Return each line of the data below exactly, omitting any pictures.
◇ ◇ ◇ ◇ ◇ ◇ ◇
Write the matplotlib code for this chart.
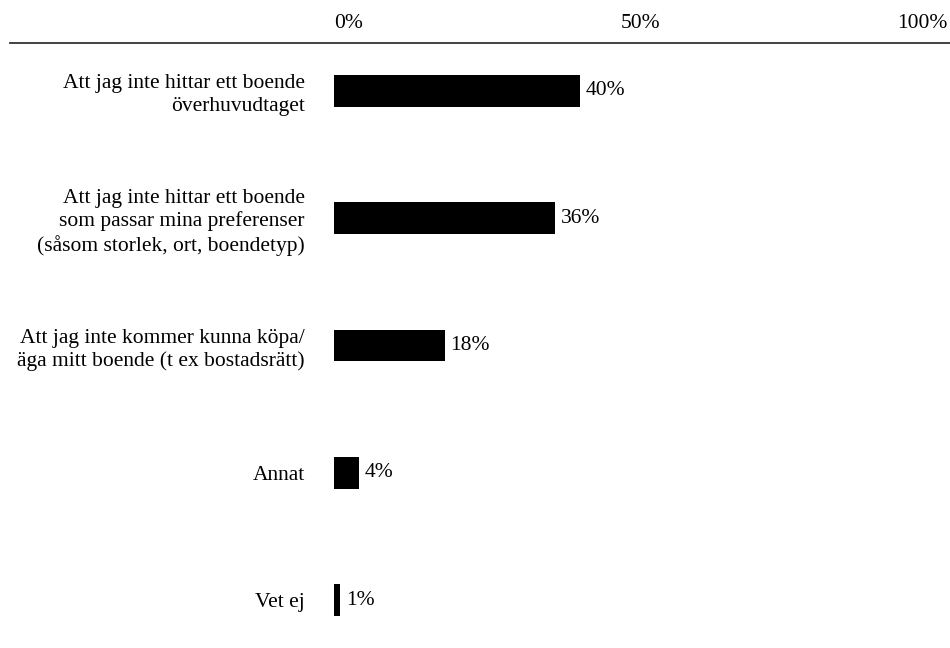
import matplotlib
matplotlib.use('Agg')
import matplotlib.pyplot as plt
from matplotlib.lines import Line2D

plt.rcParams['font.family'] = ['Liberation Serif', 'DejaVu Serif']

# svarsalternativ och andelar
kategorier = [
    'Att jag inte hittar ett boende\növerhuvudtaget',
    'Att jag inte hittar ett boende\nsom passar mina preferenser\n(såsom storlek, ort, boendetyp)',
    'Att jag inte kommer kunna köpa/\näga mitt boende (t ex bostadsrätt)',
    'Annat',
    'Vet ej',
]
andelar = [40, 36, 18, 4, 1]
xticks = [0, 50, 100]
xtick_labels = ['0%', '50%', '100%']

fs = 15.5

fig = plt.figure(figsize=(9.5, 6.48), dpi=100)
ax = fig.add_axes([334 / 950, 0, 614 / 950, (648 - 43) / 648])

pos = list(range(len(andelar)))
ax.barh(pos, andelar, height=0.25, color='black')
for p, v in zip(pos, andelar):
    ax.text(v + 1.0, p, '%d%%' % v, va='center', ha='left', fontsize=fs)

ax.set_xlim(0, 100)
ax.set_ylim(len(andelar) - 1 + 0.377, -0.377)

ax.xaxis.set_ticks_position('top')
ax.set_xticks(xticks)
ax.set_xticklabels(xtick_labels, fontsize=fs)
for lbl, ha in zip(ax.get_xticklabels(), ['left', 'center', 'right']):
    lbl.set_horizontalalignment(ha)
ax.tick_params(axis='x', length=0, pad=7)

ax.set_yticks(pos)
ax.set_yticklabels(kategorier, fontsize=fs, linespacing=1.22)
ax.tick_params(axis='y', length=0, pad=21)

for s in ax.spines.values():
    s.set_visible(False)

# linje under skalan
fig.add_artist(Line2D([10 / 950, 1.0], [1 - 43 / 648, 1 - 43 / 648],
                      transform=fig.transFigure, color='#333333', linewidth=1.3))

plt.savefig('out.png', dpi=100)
◇ ◇ ◇ ◇ ◇ ◇ ◇
§ **Full response**:
Write the matplotlib code for this chart.
import matplotlib
matplotlib.use('Agg')
import matplotlib.pyplot as plt
from matplotlib.lines import Line2D

plt.rcParams['font.family'] = ['Liberation Serif', 'DejaVu Serif']

# svarsalternativ och andelar
kategorier = [
    'Att jag inte hittar ett boende\növerhuvudtaget',
    'Att jag inte hittar ett boende\nsom passar mina preferenser\n(såsom storlek, ort, boendetyp)',
    'Att jag inte kommer kunna köpa/\näga mitt boende (t ex bostadsrätt)',
    'Annat',
    'Vet ej',
]
andelar = [40, 36, 18, 4, 1]
xticks = [0, 50, 100]
xtick_labels = ['0%', '50%', '100%']

fs = 15.5

fig = plt.figure(figsize=(9.5, 6.48), dpi=100)
ax = fig.add_axes([334 / 950, 0, 614 / 950, (648 - 43) / 648])

pos = list(range(len(andelar)))
ax.barh(pos, andelar, height=0.25, color='black')
for p, v in zip(pos, andelar):
    ax.text(v + 1.0, p, '%d%%' % v, va='center', ha='left', fontsize=fs)

ax.set_xlim(0, 100)
ax.set_ylim(len(andelar) - 1 + 0.377, -0.377)

ax.xaxis.set_ticks_position('top')
ax.set_xticks(xticks)
ax.set_xticklabels(xtick_labels, fontsize=fs)
for lbl, ha in zip(ax.get_xticklabels(), ['left', 'center', 'right']):
    lbl.set_horizontalalignment(ha)
ax.tick_params(axis='x', length=0, pad=7)

ax.set_yticks(pos)
ax.set_yticklabels(kategorier, fontsize=fs, linespacing=1.22)
ax.tick_params(axis='y', length=0, pad=21)

for s in ax.spines.values():
    s.set_visible(False)

# linje under skalan
fig.add_artist(Line2D([10 / 950, 1.0], [1 - 43 / 648, 1 - 43 / 648],
                      transform=fig.transFigure, color='#333333', linewidth=1.3))

plt.savefig('out.png', dpi=100)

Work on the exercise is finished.